WASHINGTON — A trivalent hepatitis B virus vaccine demonstrated noninferiority in adults older than age 18 years and superiority in adults aged 45 years or older compared with a monovalent vaccine, according to phase 3 study data presented at IDWeek.
“Currently available monovalent hepatitis B vaccines have been tremendously successful in reducing the burden of hepatitis B worldwide through prevention, particularly in terms of cirrhosis and liver cancer. However, there are unserved populations and these remain a public health priority, particularly the waning of immunity with age to such an extent that people over 60 will not meet the seroprotection goal of 10 IU after a full dose series,” Joanne M. Langley, MD, division head for infectious diseases and a professor of pediatrics and community health and epidemiology at Dalhousie University in Canada, said during a presentation.
Langley and colleagues compared the immunogenicity of a 10 g dose of a trivalent vaccine (Sci-B-Vac, VBI Vaccines) with a 20 g dose of monovalent vaccine (Engerix-B, GlaxoSmithKline) given at days 0, 28 and 168.
In total, 1,607 participants were randomly assigned to one of the two vaccines. Randomization was stratified by study center and age group — ages 18 to 44 years, 45 to 64 years, and those 65 years or older. The researchers tracked immunogenicity and safety outcomes to day 336.
According to study data, the seroprotection rate among recipients aged 18 years or older who received the trivalent vaccine was 91.4% compared with 76.5% for monovalent vaccine recipients (difference, 14.9%; 95% CI, 11.2%-18.6%). Additionally, a superiority analysis found that among trivalent vaccine recipients age 45 years or older, seroprotection was 89.4%, compared with 73.1% for the monovalent vaccine (difference, 16.4%; 95% CI, 12.2%-20.7%).

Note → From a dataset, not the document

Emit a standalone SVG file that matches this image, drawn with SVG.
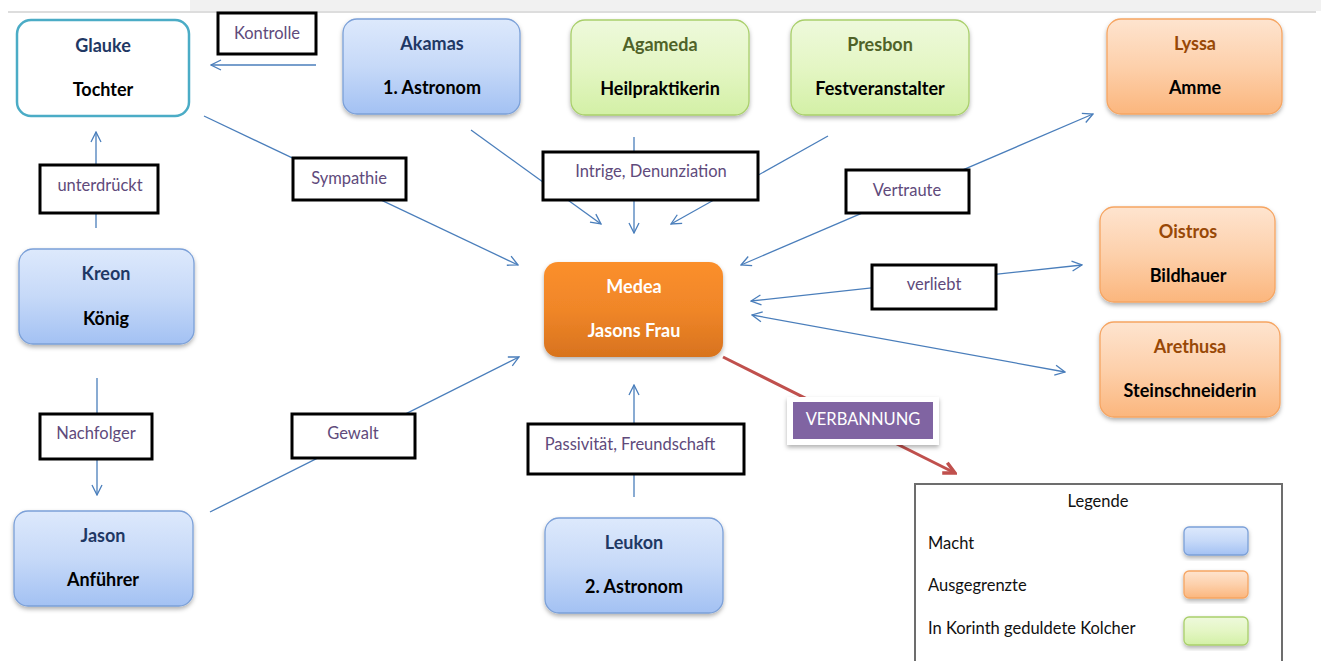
<svg xmlns="http://www.w3.org/2000/svg" width="1321" height="661" viewBox="0 0 1321 661">
<defs>
<style>
.t{font-family:Lato,"Liberation Sans",sans-serif;font-weight:bold;font-size:18px;text-anchor:middle;dominant-baseline:central}
.sub{fill:#000}
.tb{fill:#1f3864}
.tg{fill:#4f6228}
.to{fill:#984806}
.tw{fill:#fff}
.lb{fill:#fff;stroke:#000;stroke-width:3}
.lt{font-family:Lato,"Liberation Sans",sans-serif;font-size:16.5px;fill:#604a7b;text-anchor:middle;dominant-baseline:central}
.c{stroke:#4a7ebb;stroke-width:1.3;fill:none}
.blue{fill:url(#gBlue);stroke:#7ba0d8;stroke-width:1.3;filter:url(#sh)}
.green{fill:url(#gGreen);stroke:#a9cf6b;stroke-width:1.3;filter:url(#sh)}
.orange{fill:url(#gOrange);stroke:#f6a562;stroke-width:1.3;filter:url(#sh)}
.leg{font-family:Lato,"Liberation Sans",sans-serif;font-size:16.5px;fill:#111}
</style>
<linearGradient id="gBlue" x1="0" y1="0" x2="0" y2="1"><stop offset="0" stop-color="#dde9fc"/><stop offset="0.5" stop-color="#c6d9f8"/><stop offset="1" stop-color="#a3c1f3"/></linearGradient>
<linearGradient id="gGreen" x1="0" y1="0" x2="0" y2="1"><stop offset="0" stop-color="#eef9dc"/><stop offset="0.5" stop-color="#e4f6c4"/><stop offset="1" stop-color="#d3f0a6"/></linearGradient>
<linearGradient id="gOrange" x1="0" y1="0" x2="0" y2="1"><stop offset="0" stop-color="#fee4cf"/><stop offset="0.5" stop-color="#fdd0ab"/><stop offset="1" stop-color="#fbb67d"/></linearGradient>
<linearGradient id="gMedea" x1="0" y1="0" x2="0" y2="1"><stop offset="0" stop-color="#fb8f2c"/><stop offset="0.5" stop-color="#f08628"/><stop offset="1" stop-color="#d8731e"/></linearGradient>
<filter id="sh" x="-10%" y="-10%" width="120%" height="130%"><feDropShadow dx="0" dy="2.5" stdDeviation="2" flood-color="#000" flood-opacity="0.3"/></filter>
<marker id="ar" viewBox="0 0 12 12" refX="11" refY="6" markerWidth="12" markerHeight="12" markerUnits="userSpaceOnUse" orient="auto-start-reverse"><path d="M1,1 L11,6 L1,11" fill="none" stroke="#4a7ebb" stroke-width="1.3"/></marker>
<marker id="arR" viewBox="0 0 14 14" refX="12" refY="7" markerWidth="16" markerHeight="16" markerUnits="userSpaceOnUse" orient="auto"><path d="M2,2 L12,7 L2,12" fill="none" stroke="#c0504d" stroke-width="3"/></marker>
</defs>
<rect x="0" y="0" width="1321" height="661" fill="#fff"/>
<rect x="190" y="0" width="1131" height="11" fill="#f1f1f1"/>
<line x1="8" y1="12" x2="1316" y2="12" stroke="#d2d2d2" stroke-width="1.5"/>

<g id="connectors">
<line class="c" x1="316" y1="65" x2="211" y2="65" marker-end="url(#ar)"/>
<line class="c" x1="96" y1="228" x2="96" y2="132" marker-end="url(#ar)"/>
<line class="c" x1="204" y1="116" x2="518" y2="265" marker-end="url(#ar)"/>
<line class="c" x1="471" y1="130" x2="601" y2="224" marker-end="url(#ar)"/>
<line class="c" x1="634" y1="137" x2="634" y2="233" marker-end="url(#ar)"/>
<line class="c" x1="828" y1="136" x2="671" y2="224" marker-end="url(#ar)"/>
<line class="c" x1="741" y1="265" x2="1093" y2="114" marker-start="url(#ar)" marker-end="url(#ar)"/>
<line class="c" x1="751" y1="301" x2="1082" y2="265" marker-start="url(#ar)" marker-end="url(#ar)"/>
<line class="c" x1="752" y1="315" x2="1065" y2="372" marker-start="url(#ar)" marker-end="url(#ar)"/>
<line class="c" x1="97" y1="378" x2="97" y2="495" marker-end="url(#ar)"/>
<line class="c" x1="210" y1="512" x2="519" y2="357" marker-end="url(#ar)"/>
<line class="c" x1="634" y1="497" x2="634" y2="385" marker-end="url(#ar)"/>
<line x1="723" y1="357" x2="955" y2="473" stroke="#c0504d" stroke-width="3" marker-end="url(#arR)"/>
</g>

<g id="labels">
<g id="l-kontrolle"><rect class="lb" x="218" y="13" width="98" height="41"/><text class="lt" x="267" y="33">Kontrolle</text></g>
<g id="l-unterdrueckt"><rect class="lb" x="40" y="165" width="118" height="48"/><text class="lt" x="100" y="185">unterdrückt</text></g>
<g id="l-sympathie"><rect class="lb" x="293" y="158" width="113" height="42"/><text class="lt" x="349" y="178">Sympathie</text></g>
<g id="l-intrige"><rect class="lb" x="543" y="152" width="215" height="48"/><text class="lt" x="651" y="171">Intrige, Denunziation</text></g>
<g id="l-vertraute"><rect class="lb" x="846" y="170" width="123" height="43"/><text class="lt" x="907" y="190">Vertraute</text></g>
<g id="l-verliebt"><rect class="lb" x="872" y="265" width="124" height="44"/><text class="lt" x="934" y="284">verliebt</text></g>
<g id="l-nachfolger"><rect class="lb" x="40" y="414" width="112" height="45"/><text class="lt" x="96" y="433">Nachfolger</text></g>
<g id="l-gewalt"><rect class="lb" x="292" y="414" width="123" height="44"/><text class="lt" x="353" y="433">Gewalt</text></g>
<g id="l-passiv"><rect class="lb" x="528" y="424" width="216" height="50"/><text class="lt" x="630" y="444">Passivität, Freundschaft</text></g>
<g id="l-verbannung"><rect x="787" y="397" width="152" height="48" fill="#fff" filter="url(#sh)"/><rect x="793" y="402" width="140" height="37" fill="#8064a2"/><text class="lt" x="863" y="419" style="fill:#fff">VERBANNUNG</text></g>
</g>

<g id="glauke"><rect x="17" y="20" width="172" height="96" rx="14" fill="#fff" stroke="#4bacc6" stroke-width="2.5"/><text class="t tb" x="103" y="45">Glauke</text><text class="t sub" x="103" y="89">Tochter</text></g>
<g id="akamas"><rect class="blue" x="343" y="19" width="177" height="95" rx="14"/><text class="t tb" x="432" y="43">Akamas</text><text class="t sub" x="432" y="87">1. Astronom</text></g>
<g id="agameda"><rect class="green" x="571" y="20" width="178" height="95" rx="14"/><text class="t tg" x="660" y="44">Agameda</text><text class="t sub" x="660" y="88">Heilpraktikerin</text></g>
<g id="presbon"><rect class="green" x="791" y="20" width="178" height="95" rx="14"/><text class="t tg" x="880" y="44">Presbon</text><text class="t sub" x="880" y="88">Festveranstalter</text></g>
<g id="lyssa"><rect class="orange" x="1107" y="19" width="175" height="95" rx="14"/><text class="t to" x="1195" y="43">Lyssa</text><text class="t sub" x="1195" y="87">Amme</text></g>
<g id="oistros"><rect class="orange" x="1100" y="207" width="175" height="95" rx="14"/><text class="t to" x="1188" y="231">Oistros</text><text class="t sub" x="1188" y="275">Bildhauer</text></g>
<g id="arethusa"><rect class="orange" x="1100" y="322" width="180" height="95" rx="14"/><text class="t to" x="1190" y="346">Arethusa</text><text class="t sub" x="1190" y="390">Steinschneiderin</text></g>
<g id="kreon"><rect class="blue" x="19" y="249" width="175" height="95" rx="14"/><text class="t tb" x="106" y="273">Kreon</text><text class="t sub" x="106" y="318">König</text></g>
<g id="jason"><rect class="blue" x="14" y="511" width="179" height="95" rx="14"/><text class="t tb" x="103" y="535">Jason</text><text class="t sub" x="103" y="579">Anführer</text></g>
<g id="medea"><rect x="544" y="262" width="179" height="95" rx="14" fill="url(#gMedea)" filter="url(#sh)"/><text class="t tw" x="634" y="286">Medea</text><text class="t tw" x="634" y="330">Jasons Frau</text></g>
<g id="leukon"><rect class="blue" x="545" y="518" width="178" height="95" rx="14"/><text class="t tb" x="634" y="542">Leukon</text><text class="t sub" x="634" y="586">2. Astronom</text></g>

<g id="legend">
<rect x="915" y="484" width="367" height="200" fill="#fff" stroke="#6d6d6d" stroke-width="2"/>
<text class="leg" x="1098" y="501" text-anchor="middle" dominant-baseline="central">Legende</text>
<text class="leg" x="928" y="543" dominant-baseline="central">Macht</text>
<text class="leg" x="928" y="585" dominant-baseline="central">Ausgegrenzte</text>
<text class="leg" x="928" y="628" dominant-baseline="central">In Korinth geduldete Kolcher</text>
<rect class="blue" x="1184" y="527" width="64" height="28" rx="5"/>
<rect class="orange" x="1184" y="571" width="64" height="27" rx="5"/>
<rect class="green" x="1184" y="617" width="64" height="28" rx="5"/>
</g>
</svg>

Langley said the safety profile of the trivalent vaccine was acceptable and consistent with known vaccine safety profiles.
“When compared to Engerix-B, Sci-B-Vac tends to have higher rates of protection among adults over age 18 with superiority in those older than 45. It also shows that all the sub-populations had higher seroprotection rates,” she concluded. “Next steps are to write up the study and submit to regulators.”
Langley said another large study that is underway will expand the safety data and provide additional seroprotection data in the 18 to 45 age group. – by Caitlyn Stulpin
Langley JM, et al. Abstract LB13. Presented at: IDWeek; Oct. 2-6, 2019; Washington.
Disclosure: Langley reports no relevant financial disclosures.